Basic instinct: How Meltdown found its mojo

He invented his own theory of jazz, can't stand pianists and once asked to be castrated. Expect things to get a little crazy when Ornette Coleman curates this summer's musical wig-out on London's South Bank

Phil Johnson
Sunday 07 June 2009 00:00 BST
Comments
(Getty Images)

It might be hard to imagine in any other art form, but Ornette Coleman has been the most controversial figure in jazz for 50 years. A beacon of bohemian defiance, he's reviled and adored in equal measure. At the beginning of his career, he was physically attacked by fellow musicians offended at his departures from the norm. When he became a success, he grew so disturbed by women trying to proposition him after shows that, according to a biographer, he once asked his doctor to castrate him. (When the doctor demurred, he settled for a circumcision instead.)

Yet, while Coleman remains, at 79, the great avant-garde eccentric, he's been part of pop culture for decades, recording with Jerry Garcia of the Grateful Dead, with Bruce Springsteen for Jonathan Demme's film Philadelphia, and with the Oscar-winning composer Howard Shore for David Cronenberg's Naked Lunch. Shortly after his European debut at Croydon's Fairfield Halls in August 1965, the super-group Cream formed around the idea of becoming rock's own Ornette Coleman Trio: Eric Clapton was given the Coleman role, their bassist Jack Bruce recalled recently, but neither Bruce nor drummer Ginger Baker ever bothered to tell him. Ian Dury's punk anthem "Sex and Drugs and Rock and Roll" is built on the thrumming bass riff of Coleman's "Ramblin'".

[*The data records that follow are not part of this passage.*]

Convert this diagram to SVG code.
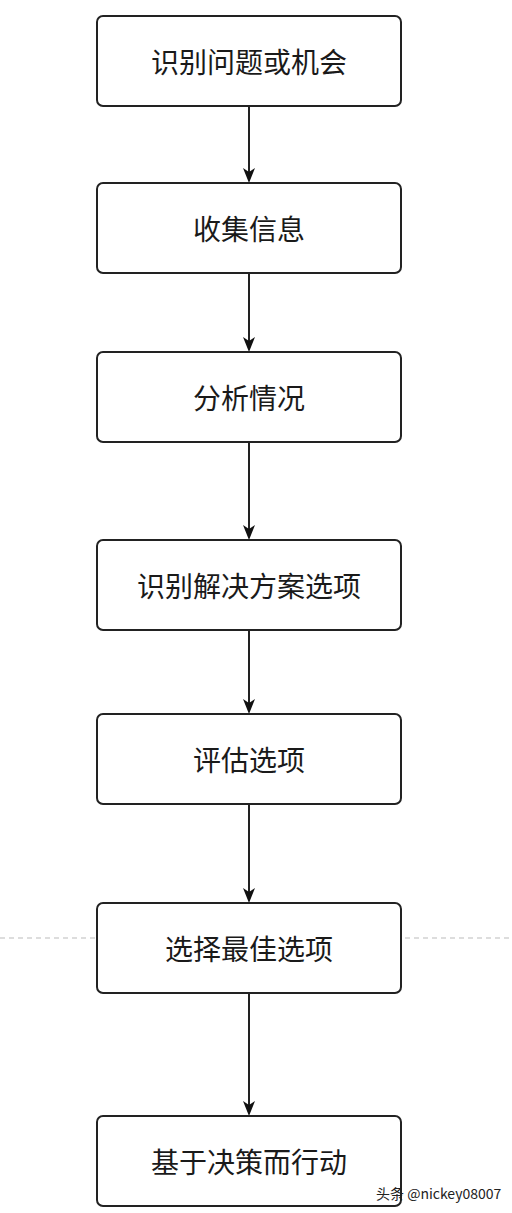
<svg xmlns="http://www.w3.org/2000/svg" width="512" height="1213" viewBox="0 0 512 1213">
<defs>
<style>
.box{fill:#fff;stroke:#222;stroke-width:2}
.lbl{font-family:"Noto Sans CJK SC","Liberation Sans",sans-serif;font-size:28px;fill:#1a1a1a;text-anchor:middle;dominant-baseline:central}
.ln{stroke:#222;stroke-width:2}
.hd{fill:#111}
.wm{font-family:"Noto Sans CJK SC","Liberation Sans",sans-serif;font-size:14px;fill:#222}
</style>
</defs>
<rect width="512" height="1213" fill="#fff"/>
<line x1="0" y1="938" x2="512" y2="938" stroke="#bbb" stroke-width="1" stroke-dasharray="5,4"/>
<g id="connectors">
<line class="ln" x1="249" y1="106" x2="249" y2="180"/>
<path class="hd" d="M243,168 L249,172 L255,168 L249,183 Z"/>
<line class="ln" x1="249" y1="273" x2="249" y2="349"/>
<path class="hd" d="M243,337 L249,341 L255,337 L249,352 Z"/>
<line class="ln" x1="249" y1="442" x2="249" y2="537"/>
<path class="hd" d="M243,525 L249,529 L255,525 L249,540 Z"/>
<line class="ln" x1="249" y1="630" x2="249" y2="711"/>
<path class="hd" d="M243,699 L249,703 L255,699 L249,714 Z"/>
<line class="ln" x1="249" y1="804" x2="249" y2="900"/>
<path class="hd" d="M243,888 L249,892 L255,888 L249,903 Z"/>
<line class="ln" x1="249" y1="993" x2="249" y2="1113"/>
<path class="hd" d="M243,1101 L249,1105 L255,1101 L249,1116 Z"/>
</g>
<g id="n1"><rect class="box" x="97" y="16" width="304" height="90" rx="6"/><text class="lbl" x="249" y="61">识别问题或机会</text></g>
<g id="n2"><rect class="box" x="97" y="183" width="304" height="90" rx="6"/><text class="lbl" x="249" y="228">收集信息</text></g>
<g id="n3"><rect class="box" x="97" y="352" width="304" height="90" rx="6"/><text class="lbl" x="249" y="397">分析情况</text></g>
<g id="n4"><rect class="box" x="97" y="540" width="304" height="90" rx="6"/><text class="lbl" x="249" y="585">识别解决方案选项</text></g>
<g id="n5"><rect class="box" x="97" y="714" width="304" height="90" rx="6"/><text class="lbl" x="249" y="759">评估选项</text></g>
<g id="n6"><rect class="box" x="97" y="903" width="304" height="90" rx="6"/><text class="lbl" x="249" y="948">选择最佳选项</text></g>
<g id="n7"><rect class="box" x="97" y="1116" width="304" height="90" rx="6"/><text class="lbl" x="249" y="1161">基于决策而行动</text></g>
<text class="wm" x="376" y="1199">头条 @nickey08007</text>
</svg>
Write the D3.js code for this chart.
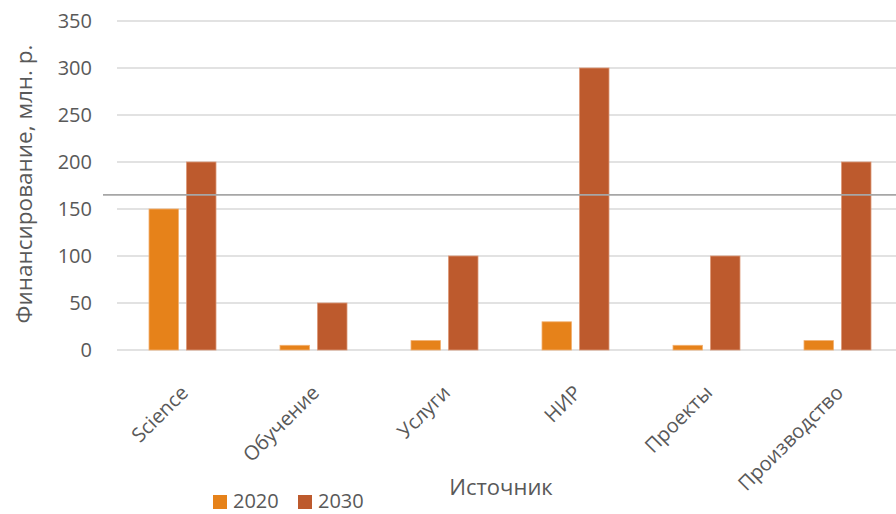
<!DOCTYPE html>
<html>
<head>
<meta charset="utf-8">
<script src="https://cdn.jsdelivr.net/npm/d3@7"></script>
<style>
  body { margin: 0; background: #fff; }
  svg { display: block; font-family: "Open Sans", sans-serif; }
  text { fill: #595959; }
</style>
</head>
<body>
<svg class="chart__svg" width="896" height="514"></svg>
<script>
// chart data
const categories = ['Science', 'Обучение', 'Услуги', 'НИР', 'Проекты', 'Производство'];
const seriesNames = ['2020', '2030'];
const values2020 = [150, 5, 10, 30, 5, 10];
const values2030 = [200, 50, 100, 300, 100, 200];
const yTicks = [0, 50, 100, 150, 200, 250, 300, 350];
const markerValue = 165; // the darker horizontal rule

const colors = ['#e6821a', '#bd5a2d'];
const strokes = ['#f2b070', '#dc9878'];

const svg = d3.select('.chart__svg');

// plot area
const plotLeft = 117, plotRight = 903, plotTop = 21, plotBottom = 350;

const x = d3.scaleBand()
  .domain(categories)
  .range([plotLeft, plotRight]);

const xSub = d3.scaleBand()
  .domain(seriesNames)
  .range([32, 99])
  .paddingInner(0.213);

const y = d3.scaleLinear()
  .domain([0, 350])
  .range([plotBottom, plotTop]);

// gridlines
svg.append('g')
  .selectAll('line')
  .data(yTicks)
  .join('line')
  .attr('x1', plotLeft)
  .attr('x2', 896)
  .attr('y1', d => y(d))
  .attr('y2', d => y(d))
  .attr('stroke', '#d9d9d9')
  .attr('stroke-width', 1.5);

// tick labels
svg.append('g')
  .selectAll('text')
  .data(yTicks)
  .join('text')
  .attr('x', 92)
  .attr('y', d => y(d))
  .attr('dy', '0.36em')
  .attr('text-anchor', 'end')
  .style('font-size', '20px')
  .text(d => d);

// bars
const rows = categories.map((c, i) => ({ cat: c, vals: [values2020[i], values2030[i]] }));

const groups = svg.append('g')
  .selectAll('g')
  .data(rows)
  .join('g')
  .attr('transform', d => `translate(${x(d.cat)},0)`);

groups.selectAll('rect')
  .data(d => d.vals.map((v, k) => ({ key: seriesNames[k], k, v })))
  .join('rect')
  .attr('x', d => xSub(d.key))
  .attr('width', xSub.bandwidth())
  .attr('y', d => y(d.v))
  .attr('height', d => y(0) - y(d.v))
  .attr('fill', d => colors[d.k])
  .attr('stroke', d => strokes[d.k])
  .attr('stroke-width', 0.8);

// darker horizontal rule
svg.append('line')
  .attr('x1', 103)
  .attr('x2', 896)
  .attr('y1', y(markerValue))
  .attr('y2', y(markerValue))
  .attr('stroke', '#a6a6a6')
  .attr('stroke-width', 1.6);

// category labels, rotated
svg.append('g')
  .selectAll('text')
  .data(categories)
  .join('text')
  .attr('transform', d => `translate(${x(d) + x.bandwidth() / 2 + 7},394) rotate(-45)`)
  .attr('text-anchor', 'end')
  .style('font-size', '20px')
  .text(d => d);

// axis titles
svg.append('text')
  .attr('transform', 'translate(32,184) rotate(-90)')
  .attr('text-anchor', 'middle')
  .style('font-size', '22.5px')
  .text('Финансирование, млн. р.');

svg.append('text')
  .attr('x', 501)
  .attr('y', 495)
  .attr('text-anchor', 'middle')
  .style('font-size', '22px')
  .text('Источник');

// legend
const legendX = [213, 298];
const legend = svg.append('g')
  .selectAll('g')
  .data(seriesNames)
  .join('g')
  .attr('transform', (d, i) => `translate(${legendX[i]},495)`);

legend.append('rect')
  .attr('width', 14)
  .attr('height', 14)
  .attr('fill', (d, i) => colors[i]);

legend.append('text')
  .attr('x', 20)
  .attr('y', 13)
  .style('font-size', '20px')
  .text(d => d);
</script>
</body>
</html>
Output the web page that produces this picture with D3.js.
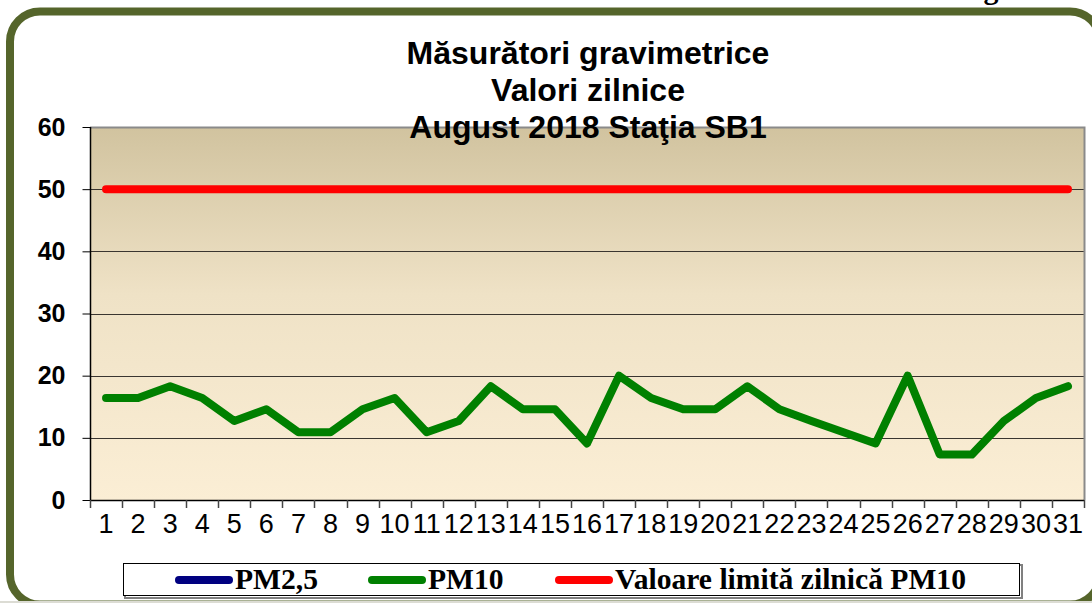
<!DOCTYPE html>
<html>
<head>
<meta charset="utf-8">
<script src="https://cdn.jsdelivr.net/npm/d3@7/dist/d3.min.js"></script>
<style>
html,body{margin:0;padding:0;background:#fff;}
svg{display:block;}
</style>
</head>
<body>
<svg id="chart" width="1092" height="603"></svg>
<script>
// ---- data ----
const days = d3.range(1, 32).map(String);
const pm10 = [16.4,16.4,18.3,16.4,12.7,14.6,10.9,10.9,14.6,16.4,10.9,12.7,18.3,14.6,14.6,9.1,20,16.4,14.6,14.6,18.3,14.6,12.7,10.9,9.1,20,7.3,7.3,12.7,16.4,18.3];
const pm25 = []; // no values shown
const limitPM10 = days.map(() => 50);
const yTicks = [0,10,20,30,40,50,60];
const titleLines = ["Măsurători gravimetrice","Valori zilnice","August 2018 Staţia SB1"];
const legendItems = [
  {label:"PM2,5", color:"#000080"},
  {label:"PM10", color:"#008000"},
  {label:"Valoare limită zilnică PM10", color:"#ff0000"}
];

(function(){
const svg = d3.select("#chart");
const W = 1092, H = 603;

// gradient
const defs = svg.append("defs");
const grad = defs.append("linearGradient").attr("id","plotbg").attr("x1",0).attr("y1",0).attr("x2",0).attr("y2",1);
grad.append("stop").attr("offset","0%").attr("stop-color","#d1c39f");
grad.append("stop").attr("offset","45%").attr("stop-color","#efe2c6");
grad.append("stop").attr("offset","100%").attr("stop-color","#fbeed5");
defs.append("clipPath").attr("id","pageclip").append("rect").attr("x",0).attr("y",0).attr("width",W).attr("height",601);

svg.append("rect").attr("width",W).attr("height",H).attr("fill","#fff");

// cut-off text above frame (partially visible in the original)
svg.append("text").attr("x",991).attr("y",-1).attr("text-anchor","middle")
  .attr("font-family","Liberation Serif, Times New Roman, serif").attr("font-weight","bold")
  .attr("font-size",30).attr("fill","#000").text("g");

// frame
svg.append("g").attr("clip-path","url(#pageclip)")
  .append("rect").attr("x",10).attr("y",11.5).attr("width",1090).attr("height",593)
  .attr("rx",30).attr("ry",30).attr("fill","none").attr("stroke","#55652b").attr("stroke-width",8);
svg.append("rect").attr("x",0).attr("y",601).attr("width",W).attr("height",2).attr("fill","#dcdcd4");

// scales
const pL = 90, pR = 1084, pT = 127, pB = 500;
const x = d3.scaleBand().domain(days).range([pL, pR]).padding(0);
const y = d3.scaleLinear().domain([0,60]).range([pB, pT]);
const cx = d => x(d) + x.bandwidth()/2;

// plot area
svg.append("rect").attr("x",pL).attr("y",pT).attr("width",pR-pL).attr("height",pB-pT)
  .attr("fill","url(#plotbg)");

// gridlines
svg.append("g").selectAll("line").data(yTicks.filter(v => v>0 && v<60)).join("line")
  .attr("x1",pL).attr("x2",pR).attr("y1",d=>Math.round(y(d))+0.5).attr("y2",d=>Math.round(y(d))+0.5)
  .attr("stroke","#3a3530").attr("stroke-width",1);

// plot border top/right (gray)
svg.append("path").attr("d",`M${pL},${pT+0.5}H${pR+0.5}V${pB}`)
  .attr("fill","none").attr("stroke","#8a8a8a").attr("stroke-width",2);

// y axis
const yAxis = d3.axisLeft(y).tickValues(yTicks).tickSize(8).tickPadding(17).tickFormat(d3.format("d"));
const yg = svg.append("g").attr("transform",`translate(${pL+0.5},0)`).call(yAxis);
yg.select(".domain").attr("stroke","#000").attr("stroke-width",1.5).attr("d",`M0,${pT}V${pB}`);
yg.selectAll(".tick line").attr("stroke","#000");
yg.selectAll(".tick text").attr("font-family","Liberation Sans, Arial, sans-serif")
  .attr("font-weight","bold").attr("font-size",25).attr("fill","#000");

// x axis
const xAxis = d3.axisBottom(x).tickSize(0).tickPadding(13);
const xg = svg.append("g").attr("transform",`translate(0,${pB+0.5})`).call(xAxis);
xg.select(".domain").attr("stroke","#000").attr("stroke-width",1.5).attr("d",`M${pL},0H${pR}`);
xg.selectAll(".tick text").attr("font-family","Liberation Sans, Arial, sans-serif")
  .attr("font-size",27).attr("fill","#000").attr("dy","0.71em");
// tick marks at band boundaries
const edges = days.map(d => x(d)).concat([pR]);
svg.append("g").selectAll("line").data(edges).join("line")
  .attr("x1",d=>Math.round(d)+0.5).attr("x2",d=>Math.round(d)+0.5)
  .attr("y1",pB).attr("y2",pB+8).attr("stroke","#444").attr("stroke-width",1.5);

// series
const line = d3.line().x((d,i)=>cx(days[i])).y(d=>y(d));
svg.append("path").datum(limitPM10).attr("d",line).attr("fill","none")
  .attr("stroke","#ff0000").attr("stroke-width",8).attr("stroke-linecap","round").attr("stroke-linejoin","round");
svg.append("path").datum(pm10).attr("d",line).attr("fill","none")
  .attr("stroke","#008000").attr("stroke-width",8).attr("stroke-linecap","round").attr("stroke-linejoin","round");
if (pm25.length) {
  svg.append("path").datum(pm25).attr("d",line).attr("fill","none")
    .attr("stroke","#000080").attr("stroke-width",8).attr("stroke-linecap","round");
}

// title
svg.append("g").selectAll("text").data(titleLines).join("text")
  .attr("x",588).attr("y",(d,i)=>64+i*37).attr("text-anchor","middle")
  .attr("font-family","Liberation Sans, Arial, sans-serif").attr("font-weight","bold")
  .attr("font-size",32).attr("fill","#000").text(d=>d);

// legend
const lg = svg.append("g");
lg.append("rect").attr("x",125).attr("y",565).attr("width",897).attr("height",33).attr("fill","none")
  .attr("stroke","#808080").attr("stroke-width",2);
lg.append("rect").attr("x",123.5).attr("y",563.5).attr("width",896).attr("height",32).attr("fill","#fff")
  .attr("stroke","#000").attr("stroke-width",1);
const lineStarts = [179, 372, 559];
const items = lg.selectAll("g.item").data(legendItems).join("g").attr("class","item")
  .attr("transform",(d,i)=>`translate(${lineStarts[i]},0)`);
items.append("line").attr("x1",0).attr("x2",50).attr("y1",580).attr("y2",580)
  .attr("stroke",d=>d.color).attr("stroke-width",8).attr("stroke-linecap","round");
items.append("text").attr("x",56).attr("y",589)
  .attr("font-family","Liberation Serif, Times New Roman, serif").attr("font-weight","bold")
  .attr("font-size",29.6).attr("fill","#000").text(d=>d.label);
})();
</script>
</body>
</html>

Next week, Coleman returns to London in triumph as the director of this year's Meltdown festival (Friday to 21 June), in what a South Bank spokesperson has referred to as "serious music for serious times". With a black president in the White House, the appointment of Coleman – who was born in racially segregated Texas, and worked as a shoe-shine boy in order to buy his first saxaphone – represents a logical and optimistic move after years of relatively safe pop curators. The exciting, wide-ranging list of Meltdown guests includes, as well as numerous names from jazz, Patti Smith, Moby, Baaba Maal, Flea from the Red Hot Chili Peppers and the first ever UK performance of the Plastic Ono Band, with Yoko Ono (who first appeared with Coleman as part of a Fluxus art event in the early 1960s), Sean Lennon and Antony Hegarty. Coleman has long been a hero for artists beyond the mainstream, for the formal integrity of his art; the courage of his outsider stance; and his freedom from corporate control.

But if many things have changed since the release of Coleman's landmark "arrival"album The Shape of Jazz to Come in 1959 (the subject of one of his two Meltdown concerts, on 19 June), the essentials of his music have altered barely at all. "You either get it or you don't," says the jazz composer Carla Bley, who appears at Meltdown on 20 June with Charlie Haden's Liberation Music Orchestra. "I first heard Ornette in Los Angeles, before he went to New York and got famous. I liked his music immediately, and I still do."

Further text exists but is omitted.